When researching the EFHW and random-wire antennas, you will find transformers recommended with impedance ratios of 9:1 (turns ratio of 3:1) to 64:1 (turns ratio of 8:1). To pick the right turns ratio, you need to know the antenna feed point impedance. Most end-fed antennas will have a feed point impedance of 1000 to 5000 Ω. It’s actually pretty difficult to create impedances above 5000 Ω at RF because of stray capacitance and coupling to nearby conductive objects. The graph below looks at the transformer’s primary impedance with several different feed point impedances and turns ratios.

The “best” ratio would be the one that keeps the impedance at the coaxial cable connection close to 50 Ω over a wide range of feed point impedances.

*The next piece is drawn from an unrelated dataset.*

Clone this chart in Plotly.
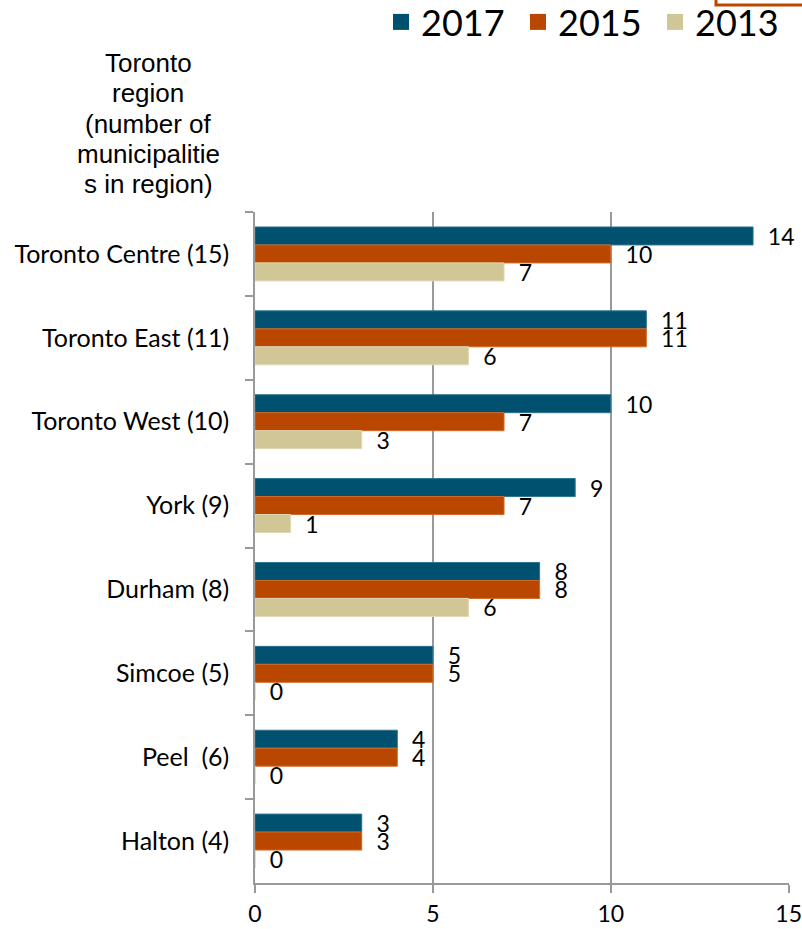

Beginning with the 9:1 transformer, you can see that it would make a good match below 1000 Ω (SWR would be 1:1 at 450 Ω) but as the impedance rises, so does the SWR. (The same is true for ratios of 16 and 25:1.) If you use a 9:1 transformer at these high load impedances, beware—losses in the cable will partially mask the high SWR at the feed point.

Gradually increasing the turns ratio, you can see that a turns ratio of 6, 7, or 8 all produce reasonably low SWR across the expected range of feed point impedances.

The 49:1 transformer with a turns ratio of 7 (2 primary turns and 14 secondary turns) has an SWR below 3:1 for all of our feed point impedances, the lowest minimum SWR (1.02:1) and the lowest average SWR (1.69:1).

This is the transformer used in many commercial EFHW antennas, kits, and homemade antennas. If you do build this yourself, read and understand the presentation by K1RF first. A high-voltage ceramic capacitor should be used, even if you intend to operate at QRP levels. These capacitors are low-loss and relatively temperature stable.

The transformer can be used on most end or voltage-fed antennas and would be a valuable addition to your antenna design gear. You should also have some non-inductive resistors (metal oxide or carbon composition) of various values to check the transformer at different load values. An antenna analyzer can measure the match across several bands.